Banyak hal yang juga bisa kita lakukan dengan tulisan. Menyampaikan kisah tentang masalah sosial yang sering terjadi di sekitar kita. Kisah pemuda broken home atau hal yang lainnya yang mampu membangkitkan kepedulian sosial para pembacanya. Seperti kisah di buku Finding Ben. Bagaimana seorang ibu yang memiliki anak dengan kelainan yang langka. Penyakit yang disebut Sindrom Aspergers. Ben, anaknya tak pernah bisa bergaul dengan orang lain dan memiliki ingatan seperti komputer. Kita juga bisa menuliskan kisah seperti itu. Semisal kisah sekelompok pemuda dengan latar belakang yang berbeda-beda dalam salah satu mimpiku. Pemuda pengangguran, pemuda kaya kesepian, pemuda dengan masalah ekonomi (miskin), pemuda dengan masalah pendidikan, pemuda broken home, dan pemuda yang punya masalah dalam percintaan. Ketika mereka bertemu dan bergabung menjadi satu pasti akan sangat menarik bukan? Dengan begitu kita akan dapat melihat para pemuda yang mengalami masalah ini dengan sudut pandang lain. Kita tak bisa terus menghakimi remaja-remaja seperti mereka.

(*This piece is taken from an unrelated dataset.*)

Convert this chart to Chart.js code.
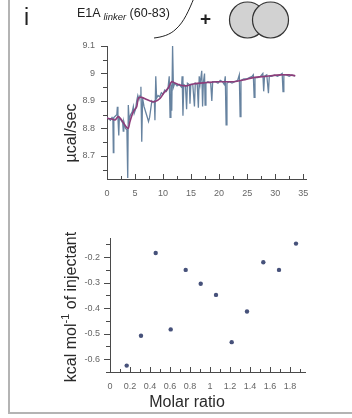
<!DOCTYPE html>
<html><head><meta charset="utf-8">
<script src="https://cdn.jsdelivr.net/npm/chart.js@4"></script>
<style>
html,body{margin:0;padding:0;background:#fff;}
#wrap{position:relative;width:352px;height:418px;overflow:hidden;font-family:"Liberation Sans",Arial,sans-serif;}
canvas{position:absolute;left:0;}
#c1{top:0;} #c2{top:200px;}
.t{position:absolute;color:#222;white-space:nowrap;}
</style></head><body>
<div id="wrap">
<canvas id="c1" width="352" height="200"></canvas>
<canvas id="c2" width="352" height="218"></canvas>
<svg style="position:absolute;left:0;top:0" width="352" height="418">
  <line x1="9" y1="0" x2="9" y2="413" stroke="#b4b4b4" stroke-width="2"/>
  <line x1="8" y1="413" x2="352" y2="413" stroke="#b4b4b4" stroke-width="2"/>
  <path d="M194,-2 C189,10 184,22 176,29 C170,35 162,37 154,38" fill="none" stroke="#222" stroke-width="1"/>
  <circle cx="247.5" cy="20" r="18" fill="#d2d2d2" stroke="#333" stroke-width="1.2"/>
  <circle cx="270.5" cy="20" r="18" fill="#d2d2d2" stroke="#333" stroke-width="1.2"/>
</svg>
<div class="t" style="left:24px;top:4px;font-size:23px;">i</div>
<div class="t" style="left:77px;top:6px;font-size:12.5px;">E1A <i style="font-size:9.5px;position:relative;top:3px;">linker</i> (60-83)</div>
<div class="t" style="left:200px;top:8px;font-size:19px;font-weight:bold;">+</div>
</div>
<script>
// ---- top panel: raw ITC trace (time in min, µcal/sec) ----
const rawTime = [0,0.3,0.6,0.9,1.05,1.13,1.22,1.5,1.75,1.85,1.95,2.1,2.2,2.5,2.8,2.9,3.0,3.3,3.55,3.7,3.8,3.95,4.2,4.5,4.7,4.85,5.1,5.3,5.5,5.7,5.9,6.05,6.2,6.35,6.6,6.9,7.2,7.4,7.6,7.8,8.0,8.2,8.45,8.55,8.7,8.85,9.1,9.4,9.7,10.0,10.3,10.6,10.9,11.1,11.25,11.4,11.55,11.7,11.85,12.1,12.5,12.9,13.3,13.4,13.55,13.7,14.0,14.2,14.35,14.7,14.8,14.95,15.3,15.6,15.75,16.1,16.3,16.45,16.6,16.9,17.05,17.2,17.4,17.5,17.65,18.0,18.5,18.7,18.85,19.3,19.8,20.2,20.6,20.9,21.1,21.25,21.4,21.8,22.3,22.8,23.3,23.6,23.75,23.9,24.4,24.9,25.4,25.9,26.1,26.25,26.4,26.9,27.4,27.8,27.95,28.1,28.5,28.8,28.95,29.4,29.9,30.4,30.9,31.25,31.4,31.55,32.0,32.5,33.0,33.5];
const rawPower = [8.84,8.835,8.83,8.84,8.835,8.712,8.84,8.845,8.85,8.879,8.84,8.774,8.84,8.83,8.82,8.79,8.825,8.80,8.795,8.62,8.885,8.83,8.85,8.86,8.88,8.855,8.87,8.90,8.92,8.905,8.92,8.952,8.752,8.91,8.88,8.86,8.84,8.825,8.84,8.87,8.90,8.895,8.90,8.83,8.99,8.91,8.92,8.915,8.93,8.925,8.94,8.935,8.95,8.99,8.84,8.96,8.864,9.1,8.95,8.965,8.955,8.96,8.95,8.99,8.846,8.96,8.955,8.87,8.965,8.96,8.89,8.96,8.96,8.88,8.965,8.96,8.875,8.99,8.96,9.01,8.88,8.97,9.0,8.885,8.965,8.97,8.965,8.90,8.97,8.97,8.965,8.975,8.97,8.96,8.99,8.813,8.965,8.97,8.965,8.97,8.975,8.995,8.843,8.975,8.98,8.98,8.985,8.99,8.995,8.913,8.985,8.985,8.99,9.0,8.935,8.99,8.995,8.928,8.99,8.99,8.995,8.99,8.995,9.0,8.934,8.995,8.995,8.99,8.995,8.99];
// smoothed baseline
const baseTime = [0,0.7,1.43,2.0,2.6,3.1,3.5,3.8,4.1,4.7,5.3,5.6,6.2,7.1,8.0,8.6,9.5,10.1,10.9,11.55,12.1,13.0,14.2,15.4,17.8,19.6,22.6,24.3,26.1,28.5,30.9,32.5,33.6];
const basePower = [8.837,8.835,8.831,8.843,8.831,8.815,8.804,8.80,8.825,8.861,8.879,8.91,8.913,8.905,8.898,8.898,8.91,8.928,8.946,8.97,8.965,8.958,8.955,8.962,8.967,8.97,8.97,8.976,8.985,8.99,8.995,8.995,8.992];
const topXTicks = [0,5,10,15,20,25,30,35];
const topXMinor = [2.5,7.5,12.5,17.5,22.5,27.5,32.5];
const topYTicks = [8.7,8.8,8.9,9.0,9.1];
const topYMinor = [8.65,8.75,8.85,8.95,9.05];
// ---- bottom panel: integrated heats ----
const molarRatio = [0.167,0.31,0.457,0.607,0.757,0.907,1.06,1.217,1.37,1.533,1.69,1.86];
const heatPerMol = [-0.625,-0.508,-0.184,-0.483,-0.25,-0.304,-0.348,-0.533,-0.413,-0.22,-0.25,-0.147];
const botXTicks = [0,0.2,0.4,0.6,0.8,1.0,1.2,1.4,1.6,1.8];
const botXMinor = [0.1,0.3,0.5,0.7,0.9,1.1,1.3,1.5,1.7,1.9];
const botYTicks = [-0.6,-0.5,-0.4,-0.3,-0.2];
const botYMinor = [-0.65,-0.55,-0.45,-0.35,-0.25,-0.15];

const toXY = (xs, ys) => xs.map((v,i)=>({x:v,y:ys[i]}));
const fmt = v => String(Math.round(v*10)/10);
const AXIS = '#4a4a4a', TICKC = '#666';
const tickFont = {family:'"Liberation Sans", Arial, sans-serif', size:9};

const axisPlugin = {
  id:'axisDeco',
  afterDraw(chart, args, o){
    const ctx = chart.ctx, xs = chart.scales.x, ys = chart.scales.y;
    ctx.save();
    ctx.strokeStyle = AXIS; ctx.lineWidth = 1;
    const xt = (vals,len)=>vals.forEach(v=>{const p=Math.round(xs.getPixelForValue(v))+0.5;ctx.beginPath();ctx.moveTo(p,ys.bottom);ctx.lineTo(p,ys.bottom-len);ctx.stroke();});
    const yt = (vals,len)=>vals.forEach(v=>{const p=Math.round(ys.getPixelForValue(v))+0.5;ctx.beginPath();ctx.moveTo(xs.left,p);ctx.lineTo(xs.left-len,p);ctx.stroke();});
    xt(o.xMajor,5); xt(o.xMinor,3); yt(o.yMajor,6); yt(o.yMinor,4);
    ctx.fillStyle = '#2a2a2a';
    ctx.font = '16px "Liberation Sans", Arial, sans-serif';
    if (o.xTitle){ ctx.textAlign='center'; ctx.textBaseline='middle'; ctx.fillText(o.xTitle, o.xTitlePos[0], o.xTitlePos[1]); }
    if (o.yTitle){
      ctx.translate(o.yTitlePos[0], o.yTitlePos[1]); ctx.rotate(-Math.PI/2);
      ctx.textBaseline='middle';
      const parts = o.yTitle;
      let total = 0;
      parts.forEach(p=>{ctx.font=(p.sup?'11px':'16px')+' "Liberation Sans", Arial, sans-serif'; p.w=ctx.measureText(p.t).width; total+=p.w;});
      let x = -total/2; ctx.textAlign='left';
      parts.forEach(p=>{ctx.font=(p.sup?'11px':'16px')+' "Liberation Sans", Arial, sans-serif'; ctx.fillText(p.t,x,p.sup?-6:0); x+=p.w;});
    }
    ctx.restore();
  }
};

function scaleCfg(min,max,ticksArr,pad,extra){
  return Object.assign({
    type:'linear', min:min, max:max,
    grid:{display:false, drawTicks:false},
    border:{display:true, color:AXIS, width:1},
    ticks:{color:TICKC, font:tickFont, padding:pad, callback:fmt, autoSkip:false, maxRotation:0},
    afterBuildTicks: s => { s.ticks = ticksArr.map(v=>({value:v})); }
  }, extra||{});
}

new Chart(document.getElementById('c1'), {
  type:'scatter',
  data:{datasets:[
    {data:toXY(baseTime,basePower), showLine:true, borderColor:'#8d3d7a', borderWidth:1.6, pointRadius:0, tension:0.3},
    {data:toXY(rawTime,rawPower), showLine:true, borderColor:'#6783a0', borderWidth:1.3, pointRadius:0, tension:0}
  ]},
  options:{
    responsive:false, animation:false, devicePixelRatio:1,
    layout:{padding:{top:46,right:46,left:0,bottom:0}},
    plugins:{legend:{display:false}, tooltip:{enabled:false},
      axisDeco:{xMajor:topXTicks,xMinor:topXMinor,yMajor:topYTicks,yMinor:topYMinor,
        yTitle:[{t:'µcal/sec'}], yTitlePos:[72,133]}},
    scales:{
      x: scaleCfg(0,35.5,topXTicks,9,{afterFit:s=>{s.height=21;}}),
      y: scaleCfg(8.616,9.1,topYTicks,12,{afterFit:s=>{s.width=107;}})
    }
  },
  plugins:[axisPlugin]
});

new Chart(document.getElementById('c2'), {
  type:'scatter',
  data:{datasets:[
    {data:toXY(molarRatio,heatPerMol), backgroundColor:'#46517a', borderColor:'#46517a', pointRadius:2.2, borderWidth:0}
  ]},
  options:{
    responsive:false, animation:false, devicePixelRatio:1,
    layout:{padding:{top:38,right:47,left:0,bottom:0}},
    plugins:{legend:{display:false}, tooltip:{enabled:false},
      axisDeco:{xMajor:botXTicks,xMinor:botXMinor,yMajor:botYTicks,yMinor:botYMinor,
        xTitle:'Molar ratio', xTitlePos:[187,203],
        yTitle:[{t:'kcal mol'},{t:'-1',sup:true},{t:' of injectant'}], yTitlePos:[72,107]}},
    scales:{
      x: scaleCfg(0,1.95,botXTicks,9,{afterFit:s=>{s.height=46;}}),
      y: scaleCfg(-0.65,-0.125,botYTicks,10,{afterFit:s=>{s.width=110;}})
    }
  },
  plugins:[axisPlugin]
});
</script>
</body></html>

Begitulah caraku bermimpi. Dalam sesaat aku memimpikan seorang pangeran yang mengejar-ngejar gadis muslimah, sesaat berikutnya aku memimpikan seorang detektif muda yang tampan di sekolah klasik terkenal, dan tak lama kemudian aku juga bermimpi tentang sekelompok pemuda bermasalah. Namun aku masih punya banyak mimpi. Tak sedikit mimpiku yang ingin kuubah kedalam bentuk kenyataan, lewat tulisan.